A UCLA research brief explained how an examination of how closely emergency department doctors' medical documentation aligned with the actual care they provided to patients found that half the content in the notes that go into the patient's electronic medical records was inaccurate.
The researchers initiated the study after noticing that many physicians were writing extensive notes — suggesting they spent a long time at the bedside evaluating their patients, a rare occurrence for emergency department physicians. This led the researchers to suspect that notes were over-representing physician actions.
The American Medical Association and the American College of Physicians, among other physician groups, have advocated for the Centers for Medicare and Medicaid Services to change documentation and billing requirements to save physicians time and encourage more concise documentation. As a result, in rules published in both 2018 and 2019, Medicare has proposed alternative billing practices that pay physicians based on the time they spent at the bedside, only requiring documentation of a "medically appropriate" history and examination for some office-based visits starting in 2021.

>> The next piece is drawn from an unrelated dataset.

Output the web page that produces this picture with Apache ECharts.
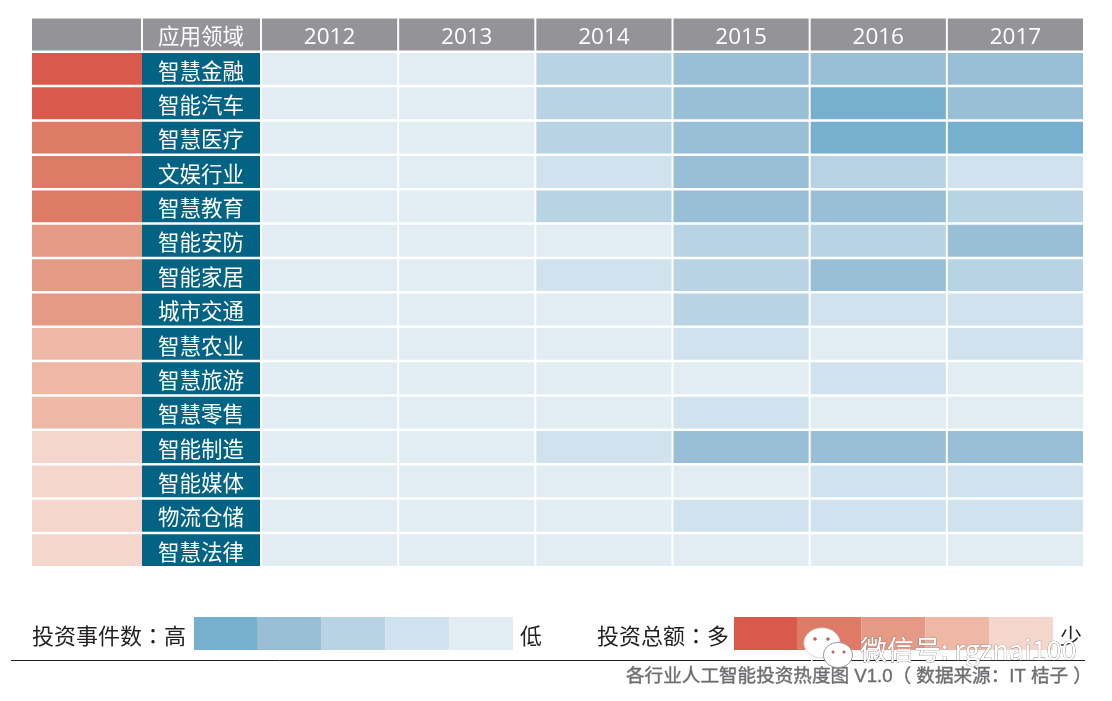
<!DOCTYPE html>
<html><head><meta charset="utf-8">
<style>html,body{margin:0;padding:0;background:#fff;overflow:hidden}#c{width:1112px;height:701px}</style>
<script src="https://cdn.jsdelivr.net/npm/echarts@6/dist/echarts.min.js"></script>
</head><body><div id="c"></div>
<script>
const years = ['2012','2013','2014','2015','2016','2017'];
const fieldHeader = '应用领域';
const fields = ['智慧金融','智能汽车','智慧医疗','文娱行业','智慧教育','智能安防','智能家居','城市交通','智慧农业','智慧旅游','智慧零售','智能制造','智能媒体','物流仓储','智慧法律'];
// 投资总额 level per field, 5 = 多 ... 1 = 少
const amountLevels = [5,5,4,4,4,3,3,3,2,2,2,1,1,1,1];
// 投资事件数 level per field and year, 5 = 高 ... 1 = 低
const eventLevels = [
 [1,1,3,4,4,4],
 [1,1,3,4,5,4],
 [1,1,3,4,5,5],
 [1,1,2,4,3,2],
 [1,1,3,4,4,3],
 [1,1,1,3,3,4],
 [1,1,2,3,4,3],
 [1,1,1,3,2,2],
 [1,1,1,2,1,2],
 [1,1,1,1,2,1],
 [1,1,1,2,1,1],
 [1,1,2,4,4,4],
 [1,1,1,1,2,2],
 [1,1,1,2,2,2],
 [1,1,1,1,1,1]
];
const blues = ['#E2EDF3','#D0E2ED','#B8D3E3','#98BFD6','#76B0CE'];
const reds = ['#F5D6CC','#EFB8A6','#E59A85','#DE7B67','#D9594C'];
const legendLevels = [5,4,3,2,1];
const gray = '#949498', teal = '#036384';
const cjk = '"Noto Sans CJK SC","Noto Sans",sans-serif';
const cjkCentredColon = '"Noto Sans CJK TC","Noto Sans",sans-serif';
const digits = '"Open Sans","Noto Sans",sans-serif';
const footerFont = '"Liberation Sans","Noto Sans CJK SC",sans-serif';
const rowNames = [fieldHeader].concat(fields);

// Generic cell: value [x, y, fill, text]
function cell(gapX, gapY){
  return function(params, api){
    const c = api.coord([api.value(0), api.value(1)]);
    const s = api.size([1, 1]);
    const x = c[0]-s[0]/2, y = c[1]-s[1]/2;
    const w = s[0]-gapX, h = s[1]-gapY;
    const children = [{type:'rect', shape:{x,y,width:w,height:h}, style:{fill:api.value(2)}}];
    const t = api.value(3);
    if(t && t !== '-'){
      const isNum = /^\d/.test(t);
      children.push({type:'text', style:{
        x:x+w/2, y:y+h/2+(isNum?3:1.5), text:t, fill:'#fff', align:'center', verticalAlign:'middle',
        font:(isNum?'22.5px ':'21.5px ')+(isNum?digits:cjk)}});
    }
    return {type:'group', children};
  };
}
const dims = [{name:'x',type:'ordinal'},{name:'y',type:'ordinal'},{name:'fill',type:'ordinal'},{name:'text',type:'ordinal'}];
function cellSeries(gridIndex, data, gapX, gapY){
  return {type:'custom', xAxisIndex:gridIndex, yAxisIndex:gridIndex, silent:true,
    renderItem:cell(gapX,gapY), encode:{x:0,y:1},
    dimensions:dims, data, animation:false, clip:false};
}
const amountData = [['总额',fieldHeader,gray,'-']].concat(fields.map((f,i)=>['总额',f,reds[amountLevels[i]-1],'-']));
const nameData = [['领域',fieldHeader,gray,fieldHeader]].concat(fields.map(f=>['领域',f,teal,f]));
const heatData = years.map(y=>[y,fieldHeader,gray,y]);
fields.forEach((f,r)=>years.forEach((y,i)=>heatData.push([y,f,blues[eventLevels[r][i]-1],'-'])));
const legendNames = legendLevels.map(String);
const legendBlue = legendLevels.map(l=>[String(l),'事件数',blues[l-1],'-']);
const legendRed = legendLevels.map(l=>[String(l),'总额',reds[l-1],'-']);

const rowAxis = i=>({type:'category',gridIndex:i,show:false,inverse:true,data:rowNames});
const colAxis = (i,d)=>({type:'category',gridIndex:i,show:false,data:d});
const gridTop=18.5, gridH=550;
const txt=(x,y,t,o)=>({type:'text',z:5,style:Object.assign({x,y,text:t,fill:'#231f20',verticalAlign:'middle',font:'22px '+cjkCentredColon},o||{})});
const eyes = '#b9625a';

const option = {
  animation:false, backgroundColor:'#fff',
  grid:[
    {left:32,width:110,top:gridTop,height:gridH},
    {left:142,width:118,top:gridTop,height:gridH},
    {left:262,width:823,top:gridTop,height:gridH},
    {left:194,width:319,top:617,height:33},
    {left:734,width:319,top:617,height:33}
  ],
  xAxis:[colAxis(0,['总额']),colAxis(1,['领域']),colAxis(2,years),colAxis(3,legendNames),colAxis(4,legendNames)],
  yAxis:[rowAxis(0),rowAxis(1),rowAxis(2),
    {type:'category',gridIndex:3,show:false,data:['事件数']},
    {type:'category',gridIndex:4,show:false,data:['总额']}],
  series:[
    cellSeries(0,amountData,0,2.4),
    cellSeries(1,nameData,0,2.4),
    cellSeries(2,heatData,2,2.4),
    cellSeries(3,legendBlue,0,0),
    cellSeries(4,legendRed,0,0)
  ],
  graphic:[
    {type:'rect',z:4,shape:{x:141,y:18,width:2,height:34},style:{fill:'#fff'}},
    txt(32,636,'投资事件数：高'),
    txt(520,636,'低'),
    txt(597,636,'投资总额：多'),
    txt(1060,636,'少'),
    {type:'line',z:5,shape:{x1:11,y1:660.5,x2:1085,y2:660.5},style:{stroke:'#231f20',lineWidth:1}},
    txt(626,677,'各行业人工智能投资热度图 V1.0（ 数据来源：IT 桔子 ）',{fill:'#6d6e71',stroke:'#6d6e71',lineWidth:0.4,font:'18.6px '+footerFont}),
    // watermark
    {type:'polygon',z:6,shape:{points:[[811,654],[819,654],[811,662]]},style:{fill:'#fff'}},
    {type:'ellipse',z:6,shape:{cx:822,cy:643,rx:18,ry:15},style:{fill:'#fff',stroke:'#d8d8d8',lineWidth:1}},
    {type:'circle',z:6,shape:{cx:815,cy:639,r:1.8},style:{fill:eyes}},
    {type:'circle',z:6,shape:{cx:828,cy:639,r:1.8},style:{fill:eyes}},
    {type:'polygon',z:7,shape:{points:[[843,662],[851,662],[850,669]]},style:{fill:'#fff'}},
    {type:'ellipse',z:7,shape:{cx:838,cy:655,rx:14.5,ry:12.5},style:{fill:'#fff',stroke:'#999',lineWidth:1}},
    {type:'circle',z:7,shape:{cx:833,cy:652,r:1.5},style:{fill:eyes}},
    {type:'circle',z:7,shape:{cx:844,cy:652,r:1.5},style:{fill:eyes}},
    txt(860,650,'微信号: rgznai100',{z:8,fill:'#fff',stroke:'#777',lineWidth:0.7,font:'27px '+cjk})
  ]
};
const chart = echarts.init(document.getElementById('c'),null,{renderer:'canvas'});
chart.setOption(option);
</script></body></html>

These changes, however, apply only to outpatient office visits, which do not include the emergency room.
The researchers assigned trained observers to shadow doctors in emergency department patient rooms to record the questions that they asked patients and the specific physical examination maneuvers they performed. They focused on two parts of the doctors' notes: review of systems, when patients are asked about various organs; and physical examination, where doctors described the exams they performed.
This study has some limitations. The study's observers tracked nine emergency department physicians at two institutions. Also, the observers, who were not physicians, may have missed some details that other doctors might have noticed, and may not have witnessed some interactions between doctors and their patients.

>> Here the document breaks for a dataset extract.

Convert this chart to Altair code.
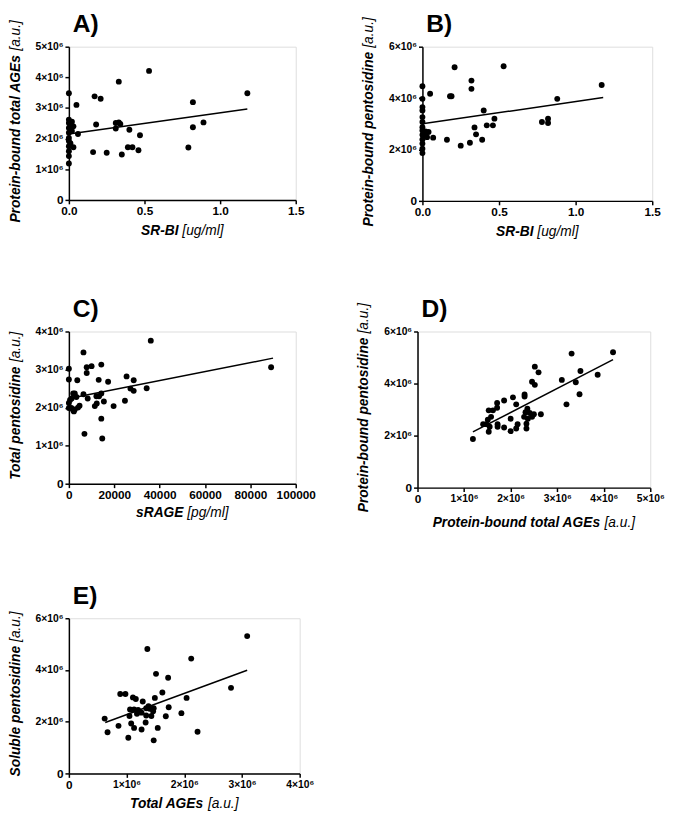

The findings suggest a need to change how records are kept because electronic medical records are used to inform decisions about patient care and to generate bills, according to the study's authors. The changes to the Centers for Medicare and Medicaid Services' documentation and billing requirements could be extended to other care settings, such as emergency departments, which would allow physicians to devise more accurate ways to record data describing patients' visits.
Dr. Carl Berdahl of Cedars-Sinai Medical Center led the study through the National Clinician Scholars Program at UCLA. Other authors are Dr. David Schriger of UCLA; Dr. Gregory Moran of Olive View-UCLA Medical Center; Alexandra Santini of UC Santa Cruz; Ilya Verzhbinsky of Stanford University; and Dr. Owen McBride of Highland Hospital-Alameda Health System.
The study is published in JAMA Network Open.